**Given exercise**
Leave out the pictures and restate the rest of the data exactly.

**Provided data**

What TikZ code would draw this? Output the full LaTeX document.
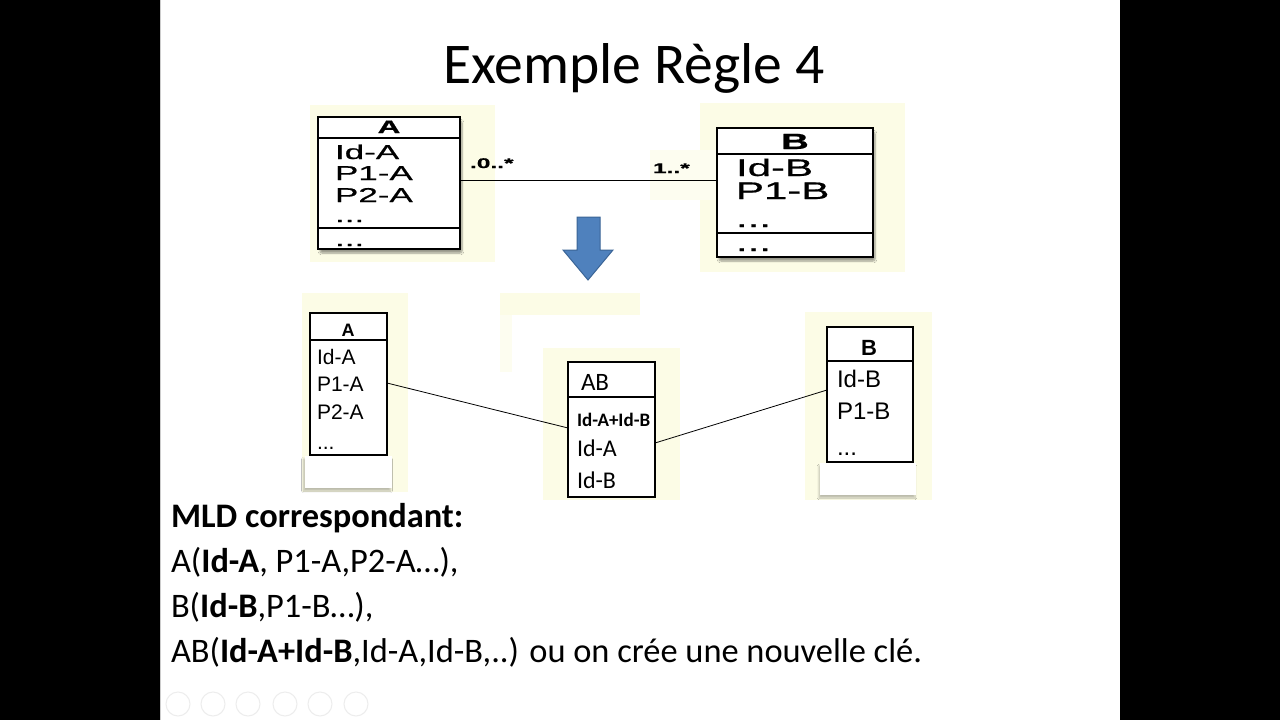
\documentclass[tikz,border=0pt]{standalone}
\usepackage{fontspec}
\setmainfont{Carlito}
\newfontfamily\arialw[FakeStretch=1.75,FakeBold=0.8]{Liberation Sans}
\newfontfamily\arial{Liberation Sans}
\usetikzlibrary{shadows.blur}
\definecolor{paley}{HTML}{FCFCE6}
\definecolor{arrowblue}{HTML}{4F81BD}
\definecolor{arrowline}{HTML}{3A6496}
\definecolor{icongray}{HTML}{EDEDED}
\tikzset{
  umlbox/.style={draw=black, line width=1.8pt, fill=white, inner sep=0pt,
    blur shadow={shadow xshift=2pt, shadow yshift=-4pt, shadow blur steps=6, shadow blur extra rounding=2pt}},
  umlboxb/.style={draw=black, line width=1.4pt, fill=white, inner sep=0pt},
  whitearea/.style={fill=white, blur shadow={shadow xshift=-1pt, shadow yshift=-3pt, shadow blur steps=8, shadow opacity=25}},
  pale/.style={fill=paley},
  topattrA/.style={anchor=base west, font=\arialw\fontsize{20}{24}\selectfont},
  topattrB/.style={anchor=base west, font=\arialw\fontsize{24}{28}\selectfont},
  tophead/.style={anchor=base, font=\arialw\bfseries\fontsize{18}{22}\selectfont},
  mult/.style={anchor=base west, font=\arialw\bfseries\fontsize{14}{16}\selectfont},
  botattr/.style={anchor=base west, font=\arial\fontsize{21}{25}\selectfont},
  botattrB/.style={anchor=base west, font=\arial\fontsize{24}{28}\selectfont},
  abattr/.style={anchor=base west, font=\fontsize{24}{28}\selectfont},
  mld/.style={anchor=base west, font=\fontsize{34.4}{40}\selectfont},
  icon/.style={draw=icongray, line width=1pt, circle, minimum size=24pt, inner sep=0pt},
  conn/.style={draw=black, line width=0.9pt}
}
\begin{document}
\begin{tikzpicture}[x=1pt,y=-1pt, every node/.style={inner sep=0pt, outer sep=0pt}]
\useasboundingbox (0,0) rectangle (1280,720);
\fill[black] (0,0) rectangle (160,720);
\fill[black] (1120,0) rectangle (1280,720);
\fill[white] (160,0) rectangle (1120,720);
\draw[gray!40, line width=0.8pt] (160.5,0) -- (160.5,720);

% title
\node[anchor=base] (title) at (634,83) {\fontsize{57.6}{68}\selectfont Exemple Règle 4};

% pale backgrounds (top)
\fill[pale] (310,105) rectangle (495,262);
\fill[pale] (700,103) rectangle (905,272);
\fill[paley!60] (650,150) rectangle (717,200);

% top box A
\node[umlbox, minimum width=142pt, minimum height=132pt] (tA) at (389,183) {};
\draw[line width=1.5pt] (tA.west |- 0,138) -- (tA.east |- 0,138);
\draw[line width=1.5pt] (tA.west |- 0,228) -- (tA.east |- 0,228);
\node[tophead] (tAh) at (389,133) {A};
\node[topattrA] (tA1) at (335,159) {Id-A};
\node[topattrA] (tA2) at (335,180) {P1-A};
\node[topattrA] (tA3) at (335,202) {P2-A};
\node[topattrA] (tA4) at (335,222) {...};
\node[topattrA] (tA5) at (335,246) {...};

% top box B
\node[umlbox, minimum width=156pt, minimum height=129pt] (tB) at (795,192.5) {};
\draw[line width=1.5pt] (tB.west |- 0,154) -- (tB.east |- 0,154);
\draw[line width=1.5pt] (tB.west |- 0,233) -- (tB.east |- 0,233);
\node[tophead, font=\arialw\bfseries\fontsize{22}{26}\selectfont] (tBh) at (795,149) {B};
\node[topattrB] (tB1) at (736,176) {Id-B};
\node[topattrB] (tB2) at (736,199) {P1-B};
\node[topattrB] (tB3) at (736,227) {...};
\node[topattrB] (tB4) at (736,251) {...};

% top association
\draw[conn] (tA.east |- 0,180) -- (tB.west |- 0,180);
\node[mult] (m1) at (470,168) {.0..*};
\node[mult] (m2) at (653,173) {1..*};

% blue arrow
\draw[fill=arrowblue, draw=arrowline, line width=1pt] (577,217) -- (600,217) -- (600,250) -- (613,250) -- (588,280) -- (563,250) -- (577,250) -- cycle;

% pale backgrounds (bottom)
\fill[pale] (302,293) rectangle (408,492);
\fill[pale] (500,293) rectangle (640,315);
\fill[paley!60] (500,315) rectangle (512,372);
\fill[pale] (543,348) rectangle (680,500);
\fill[pale] (805,312) rectangle (932,500);

% white areas under bottom boxes
\node[whitearea, minimum width=87pt, minimum height=32pt] (wA) at (348,472) {};
\node[whitearea, minimum width=96pt, minimum height=32pt] (wB) at (868,479) {};

% bottom box A
\node[umlboxb, minimum width=77pt, minimum height=142pt] (bA) at (348.5,384) {};
\draw[line width=1.2pt] (bA.west |- 0,340) -- (bA.east |- 0,340);
\node[anchor=base, font=\arial\bfseries\fontsize{18}{22}\selectfont] (bAh) at (348,336) {A};
\node[botattr] (bA1) at (317,364) {Id-A};
\node[botattr] (bA2) at (317,391) {P1-A};
\node[botattr] (bA3) at (317,419) {P2-A};
\node[botattr] (bA4) at (317,449) {...};

% bottom box AB
\node[umlboxb, minimum width=87pt, minimum height=135pt] (bAB) at (611.5,429.5) {};
\draw[line width=1.2pt] (bAB.west |- 0,397) -- (bAB.east |- 0,397);
\node[anchor=base west, font=\fontsize{25}{30}\selectfont] (bABh) at (581,390) {AB};
\node[anchor=base west, font=\bfseries\fontsize{19}{22}\selectfont] (bAB1) at (577,426) {Id-A+Id-B};
\node[abattr] (bAB2) at (577,456) {Id-A};
\node[abattr] (bAB3) at (577,488) {Id-B};

% bottom box B
\node[umlboxb, minimum width=86pt, minimum height=135pt] (bB) at (870,394.5) {};
\draw[line width=1.2pt] (bB.west |- 0,361) -- (bB.east |- 0,361);
\node[anchor=base, font=\arial\bfseries\fontsize{22}{26}\selectfont] (bBh) at (869,355) {B};
\node[botattrB] (bB1) at (837,387) {Id-B};
\node[botattrB] (bB2) at (837,419) {P1-B};
\node[botattrB] (bB3) at (837,455) {...};

% bottom connectors
\draw[line width=0.8pt] (bA.east |- 0,383) -- (bAB.west |- 0,428);
\draw[line width=0.8pt] (bAB.east |- 0,443) -- (bB.west |- 0,390);

% MLD text
\node[mld] (t1) at (171,527) {\textbf{MLD correspondant:}};
\node[mld] (t2) at (171,572) {A(\textbf{Id-A}, P1-A,P2-A…),};
\node[mld] (t3) at (171,617) {B(\textbf{Id-B},P1-B…),};
\node[mld] (t4) at (171,662) {AB(\textbf{Id-A+Id-B},Id-A,Id-B,..) ou on crée une nouvelle clé.};

% faint slide-show icons
\node[icon] (i1) at (178,704) {};
\node[icon] (i2) at (213,704) {};
\node[icon] (i3) at (248,704) {};
\node[icon] (i4) at (285,704) {};
\node[icon] (i5) at (320,704) {};
\node[icon] (i6) at (356,704) {};
\end{tikzpicture}
\end{document}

**Written solution**
What TikZ code would draw this? Output the full LaTeX document.
\documentclass[tikz,border=0pt]{standalone}
\usepackage{fontspec}
\setmainfont{Carlito}
\newfontfamily\arialw[FakeStretch=1.75,FakeBold=0.8]{Liberation Sans}
\newfontfamily\arial{Liberation Sans}
\usetikzlibrary{shadows.blur}
\definecolor{paley}{HTML}{FCFCE6}
\definecolor{arrowblue}{HTML}{4F81BD}
\definecolor{arrowline}{HTML}{3A6496}
\definecolor{icongray}{HTML}{EDEDED}
\tikzset{
  umlbox/.style={draw=black, line width=1.8pt, fill=white, inner sep=0pt,
    blur shadow={shadow xshift=2pt, shadow yshift=-4pt, shadow blur steps=6, shadow blur extra rounding=2pt}},
  umlboxb/.style={draw=black, line width=1.4pt, fill=white, inner sep=0pt},
  whitearea/.style={fill=white, blur shadow={shadow xshift=-1pt, shadow yshift=-3pt, shadow blur steps=8, shadow opacity=25}},
  pale/.style={fill=paley},
  topattrA/.style={anchor=base west, font=\arialw\fontsize{20}{24}\selectfont},
  topattrB/.style={anchor=base west, font=\arialw\fontsize{24}{28}\selectfont},
  tophead/.style={anchor=base, font=\arialw\bfseries\fontsize{18}{22}\selectfont},
  mult/.style={anchor=base west, font=\arialw\bfseries\fontsize{14}{16}\selectfont},
  botattr/.style={anchor=base west, font=\arial\fontsize{21}{25}\selectfont},
  botattrB/.style={anchor=base west, font=\arial\fontsize{24}{28}\selectfont},
  abattr/.style={anchor=base west, font=\fontsize{24}{28}\selectfont},
  mld/.style={anchor=base west, font=\fontsize{34.4}{40}\selectfont},
  icon/.style={draw=icongray, line width=1pt, circle, minimum size=24pt, inner sep=0pt},
  conn/.style={draw=black, line width=0.9pt}
}
\begin{document}
\begin{tikzpicture}[x=1pt,y=-1pt, every node/.style={inner sep=0pt, outer sep=0pt}]
\useasboundingbox (0,0) rectangle (1280,720);
\fill[black] (0,0) rectangle (160,720);
\fill[black] (1120,0) rectangle (1280,720);
\fill[white] (160,0) rectangle (1120,720);
\draw[gray!40, line width=0.8pt] (160.5,0) -- (160.5,720);

% title
\node[anchor=base] (title) at (634,83) {\fontsize{57.6}{68}\selectfont Exemple Règle 4};

% pale backgrounds (top)
\fill[pale] (310,105) rectangle (495,262);
\fill[pale] (700,103) rectangle (905,272);
\fill[paley!60] (650,150) rectangle (717,200);

% top box A
\node[umlbox, minimum width=142pt, minimum height=132pt] (tA) at (389,183) {};
\draw[line width=1.5pt] (tA.west |- 0,138) -- (tA.east |- 0,138);
\draw[line width=1.5pt] (tA.west |- 0,228) -- (tA.east |- 0,228);
\node[tophead] (tAh) at (389,133) {A};
\node[topattrA] (tA1) at (335,159) {Id-A};
\node[topattrA] (tA2) at (335,180) {P1-A};
\node[topattrA] (tA3) at (335,202) {P2-A};
\node[topattrA] (tA4) at (335,222) {...};
\node[topattrA] (tA5) at (335,246) {...};

% top box B
\node[umlbox, minimum width=156pt, minimum height=129pt] (tB) at (795,192.5) {};
\draw[line width=1.5pt] (tB.west |- 0,154) -- (tB.east |- 0,154);
\draw[line width=1.5pt] (tB.west |- 0,233) -- (tB.east |- 0,233);
\node[tophead, font=\arialw\bfseries\fontsize{22}{26}\selectfont] (tBh) at (795,149) {B};
\node[topattrB] (tB1) at (736,176) {Id-B};
\node[topattrB] (tB2) at (736,199) {P1-B};
\node[topattrB] (tB3) at (736,227) {...};
\node[topattrB] (tB4) at (736,251) {...};

% top association
\draw[conn] (tA.east |- 0,180) -- (tB.west |- 0,180);
\node[mult] (m1) at (470,168) {.0..*};
\node[mult] (m2) at (653,173) {1..*};

% blue arrow
\draw[fill=arrowblue, draw=arrowline, line width=1pt] (577,217) -- (600,217) -- (600,250) -- (613,250) -- (588,280) -- (563,250) -- (577,250) -- cycle;

% pale backgrounds (bottom)
\fill[pale] (302,293) rectangle (408,492);
\fill[pale] (500,293) rectangle (640,315);
\fill[paley!60] (500,315) rectangle (512,372);
\fill[pale] (543,348) rectangle (680,500);
\fill[pale] (805,312) rectangle (932,500);

% white areas under bottom boxes
\node[whitearea, minimum width=87pt, minimum height=32pt] (wA) at (348,472) {};
\node[whitearea, minimum width=96pt, minimum height=32pt] (wB) at (868,479) {};

% bottom box A
\node[umlboxb, minimum width=77pt, minimum height=142pt] (bA) at (348.5,384) {};
\draw[line width=1.2pt] (bA.west |- 0,340) -- (bA.east |- 0,340);
\node[anchor=base, font=\arial\bfseries\fontsize{18}{22}\selectfont] (bAh) at (348,336) {A};
\node[botattr] (bA1) at (317,364) {Id-A};
\node[botattr] (bA2) at (317,391) {P1-A};
\node[botattr] (bA3) at (317,419) {P2-A};
\node[botattr] (bA4) at (317,449) {...};

% bottom box AB
\node[umlboxb, minimum width=87pt, minimum height=135pt] (bAB) at (611.5,429.5) {};
\draw[line width=1.2pt] (bAB.west |- 0,397) -- (bAB.east |- 0,397);
\node[anchor=base west, font=\fontsize{25}{30}\selectfont] (bABh) at (581,390) {AB};
\node[anchor=base west, font=\bfseries\fontsize{19}{22}\selectfont] (bAB1) at (577,426) {Id-A+Id-B};
\node[abattr] (bAB2) at (577,456) {Id-A};
\node[abattr] (bAB3) at (577,488) {Id-B};

% bottom box B
\node[umlboxb, minimum width=86pt, minimum height=135pt] (bB) at (870,394.5) {};
\draw[line width=1.2pt] (bB.west |- 0,361) -- (bB.east |- 0,361);
\node[anchor=base, font=\arial\bfseries\fontsize{22}{26}\selectfont] (bBh) at (869,355) {B};
\node[botattrB] (bB1) at (837,387) {Id-B};
\node[botattrB] (bB2) at (837,419) {P1-B};
\node[botattrB] (bB3) at (837,455) {...};

% bottom connectors
\draw[line width=0.8pt] (bA.east |- 0,383) -- (bAB.west |- 0,428);
\draw[line width=0.8pt] (bAB.east |- 0,443) -- (bB.west |- 0,390);

% MLD text
\node[mld] (t1) at (171,527) {\textbf{MLD correspondant:}};
\node[mld] (t2) at (171,572) {A(\textbf{Id-A}, P1-A,P2-A…),};
\node[mld] (t3) at (171,617) {B(\textbf{Id-B},P1-B…),};
\node[mld] (t4) at (171,662) {AB(\textbf{Id-A+Id-B},Id-A,Id-B,..) ou on crée une nouvelle clé.};

% faint slide-show icons
\node[icon] (i1) at (178,704) {};
\node[icon] (i2) at (213,704) {};
\node[icon] (i3) at (248,704) {};
\node[icon] (i4) at (285,704) {};
\node[icon] (i5) at (320,704) {};
\node[icon] (i6) at (356,704) {};
\end{tikzpicture}
\end{document}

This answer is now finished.